To give context on how foundational Dan was to Wiz’s rise when E. Dan first met a 16-year-old Wiz, he doesn’t remember the young rapper smoking—a revelation which is tantamount to meeting Flavor Flav before he wore his clock. By the time 22-year-old Wiz was working on Kush & OJ, he and the other artists were smoking too much cannabis for the modest-sized studio to handle. "The building we were in was so small and the ventilation was so terrible, there were nights when you would open the door to the studio and the smoke would just pour out. It looked like it was a fog machine pointed at the door. It would look like a cartoon."
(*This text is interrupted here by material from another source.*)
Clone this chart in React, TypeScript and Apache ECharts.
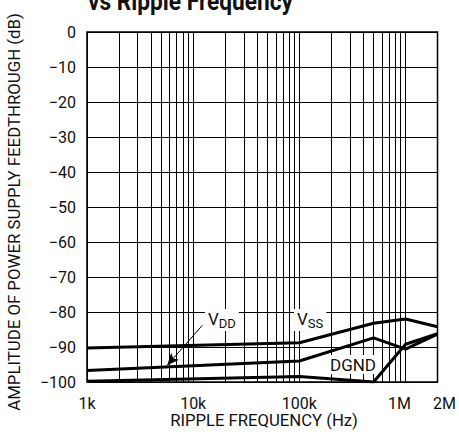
import React, { useEffect, useRef } from 'react';
import * as echarts from 'echarts';

const FONT = 'Roboto, "Liberation Sans", sans-serif';

// Ripple frequency (Hz) and feedthrough amplitude (dB) per supply pin
const vssFreq = [1000, 100000, 500000, 1000000, 2000000];
const vssDb = [-90.3, -88.8, -83.2, -82.0, -84.2];
const vddFreq = [1000, 100000, 500000, 1000000, 2000000];
const vddDb = [-96.7, -94.0, -87.4, -90.6, -86.3];
const dgndFreq = [1000, 100000, 500000, 1000000, 2000000];
const dgndDb = [-99.8, -98.4, -100.0, -89.2, -86.2];

const xTickValues = [1000, 10000, 100000, 1000000, 2000000];
const xTickLabels = ['1k', '10k', '100k', '{l|1M}', '{r|2M}'];

// log grid lines: 1..9 per decade from 1k up to 1M
const decades = [1000, 10000, 100000];
const gridFreqs: number[] = [];
decades.forEach((d) => {
  for (let k = 1; k <= 9; k++) gridFreqs.push(k * d);
});
gridFreqs.push(1000000);

// VDD arrow (from label to curve)
const arrowFrom = [12200, -83.8];
const arrowTo = [5700, -95.2];

const TITLE = 'vs Ripple Frequency';
const X_NAME = 'RIPPLE FREQUENCY (Hz)';
const Y_NAME = 'AMPLITUDE OF POWER SUPPLY FEEDTHROUGH (dB)';

function xLabel(v: number) {
  let best = 0;
  let bd = Infinity;
  xTickValues.forEach((t, i) => {
    const d = Math.abs(Math.log10(v) - Math.log10(t));
    if (d < bd) {
      bd = d;
      best = i;
    }
  });
  return bd < 0.01 ? xTickLabels[best] : '';
}

function measure(text: string, font: string) {
  const c = document.createElement('canvas').getContext('2d');
  if (!c) return 0;
  c.font = font;
  return c.measureText(text).width;
}

const zip = (xs: number[], ys: number[]) => xs.map((x, i) => [x, ys[i]]);

export default function App() {
  const ref = useRef<HTMLDivElement>(null);
  useEffect(() => {
    const chart = echarts.init(ref.current!, null, { renderer: 'svg' });
    const curveStyle = { color: '#000', width: 3 };
    const fit = (text: string, font: string, target: number) => {
      const w = measure(text, font);
      return w > 0 ? target / w : 1;
    };
    const titleScale = fit(TITLE, 'bold 25px Roboto', 205);
    const yNameScale = fit(Y_NAME, '16px Roboto', 398);
    const xNameScale = fit(X_NAME, '17px Roboto', 188);
    const subRich = {
      v: { fontSize: 17, lineHeight: 20, verticalAlign: 'top', fontFamily: FONT, fill: '#111' },
      s: { fontSize: 13, lineHeight: 13, verticalAlign: 'top', padding: [7, 0, 0, 0], fontFamily: FONT, fill: '#111' },
    };
    const option: any = {
      animation: false,
      backgroundColor: '#fff',
      textStyle: { fontFamily: FONT },
      grid: {
        left: 87,
        right: 20,
        top: 32,
        bottom: 53,
        show: true,
        borderColor: '#000',
        borderWidth: 1.5,
      },
      xAxis: {
        type: 'log',
        logBase: 10,
        min: 1000,
        max: 2000000,
        axisLine: { show: false },
        axisTick: { show: false },
        splitLine: { show: false },
        axisLabel: {
          color: '#111',
          fontSize: 16,
          fontFamily: FONT,
          margin: 13,
          formatter: (v: number) => xLabel(v),
          showMaxLabel: true,
          showMinLabel: true,
          rich: {
            l: { fontSize: 16, fontFamily: FONT, color: '#111', padding: [0, 12, 0, 0] },
            r: { fontSize: 16, fontFamily: FONT, color: '#111', padding: [0, 0, 0, 14] },
          },
        },
      },
      yAxis: {
        type: 'value',
        min: -100,
        max: 0,
        interval: 10,
        axisLine: { show: false },
        axisTick: { show: false },
        splitLine: { show: true, lineStyle: { color: '#000', width: 1 } },
        axisLabel: {
          color: '#111',
          fontSize: 16,
          fontFamily: FONT,
          margin: 11,
          formatter: (v: number) => (v === 0 ? '0' : '\u2212' + Math.abs(v)),
        },
      },
      graphic: [
        {
          type: 'text',
          x: 88,
          y: 14,
          scaleX: titleScale,
          style: {
            text: TITLE,
            fontFamily: FONT,
            fontWeight: 'bold',
            fontSize: 25,
            fill: '#111',
            verticalAlign: 'bottom',
          },
          z: 100,
        },
        {
          type: 'text',
          x: 15,
          y: 212,
          rotation: Math.PI / 2,
          scaleX: yNameScale,
          style: {
            text: Y_NAME,
            fontFamily: FONT,
            fontSize: 16,
            fill: '#111',
            align: 'center',
            verticalAlign: 'middle',
          },
        },
        {
          type: 'text',
          x: 264,
          y: 420,
          scaleX: xNameScale,
          style: {
            text: X_NAME,
            fontFamily: FONT,
            fontSize: 17,
            fill: '#111',
            align: 'center',
            verticalAlign: 'middle',
          },
        },
        {
          type: 'text',
          x: 205,
          y: 309,
          z: 100,
          style: {
            text: '{v|V}{s|DD}',
            fontFamily: FONT,
            backgroundColor: '#fff',
            padding: [1, 3, 1, 3],
            fill: '#111',
            rich: subRich,
          },
        },
        {
          type: 'text',
          x: 294,
          y: 309,
          z: 100,
          style: {
            text: '{v|V}{s|SS}',
            fontFamily: FONT,
            backgroundColor: '#fff',
            padding: [1, 3, 1, 3],
            fill: '#111',
            rich: subRich,
          },
        },
        {
          type: 'text',
          x: 328,
          y: 355,
          z: 100,
          style: {
            text: 'DGND',
            fontFamily: FONT,
            fontSize: 17,
            fill: '#111',
            backgroundColor: '#fff',
            padding: [1, 2, 1, 2],
          },
        },
      ],
      series: [
        {
          type: 'line',
          name: 'grid',
          data: [[1000, -100]],
          symbol: 'none',
          lineStyle: { width: 0 },
          silent: true,
          z: 1,
          markLine: {
            silent: true,
            symbol: 'none',
            label: { show: false },
            lineStyle: { color: '#000', width: 1, type: 'solid' },
            data: gridFreqs.map((f) => ({ xAxis: f })),
          },
        },
        {
          type: 'line',
          name: 'VSS',
          data: zip(vssFreq, vssDb),
          symbol: 'none',
          lineStyle: curveStyle,
          z: 3,
        },
        {
          type: 'line',
          name: 'VDD',
          data: zip(vddFreq, vddDb),
          symbol: 'none',
          lineStyle: curveStyle,
          z: 3,
          markLine: {
            silent: true,
            label: { show: false },
            lineStyle: { color: '#000', width: 1, type: 'solid' },
            symbolSize: [8, 12],
            data: [
              [
                { coord: arrowFrom, symbol: 'none' },
                { coord: arrowTo, symbol: 'arrow' },
              ],
            ],
          },
        },
        {
          type: 'line',
          name: 'DGND',
          data: zip(dgndFreq, dgndDb),
          symbol: 'none',
          lineStyle: curveStyle,
          z: 3,
        },
      ],
    };
    chart.setOption(option);
    return () => chart.dispose();
  }, []);
  return (
    <div
      ref={ref}
      style={{ position: 'absolute', left: 0, top: 0, width: 459, height: 435 }}
    />
  );
}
For the creation of songs, Wiz was writing lyrics down in the studio on notepads as opposed to now he’ll freestyle through a verse by recording a few lines at a time, punch in until he forms the picture. As a result, Dan remembers most of Kush & OJ being recorded in one take, illustrating the zone Wiz was in and the experienced guidance Dan provided the young MC. "When I started working with him at 16, I was the older producer dude being like, ‘You have to write the verse and practice the verse. You don’t have to one take it necessarily, but you want to get through most of it.’"

Wiz Khalifa - Good Dank

Up until this day, Kush & OJ is revered as a watershed project for the legitimacy of independent music in the purgatorial era between the fall of CDs and digital downloads and the rise of streaming. Wiz, E. Dan, Big Jerm, Sledgren and their collective of collaborators turned family created a project that impacted the world immediately as the #kushandoorangejuice hashtag was the number one trending topic on Twitter on the first day of the project’s release. Twelve years and millions of records in sales later, hip-hop is lucky Dan believed in an unproven teenage rapper with a hunger to create.

"Vibe-wise, it opened people up to a vibier sound that wasn’t happening as much. There was a lot of aggressive rap happening at the time, which Kush & OJ is not. It helped usher in that movement of mellow hip-hop."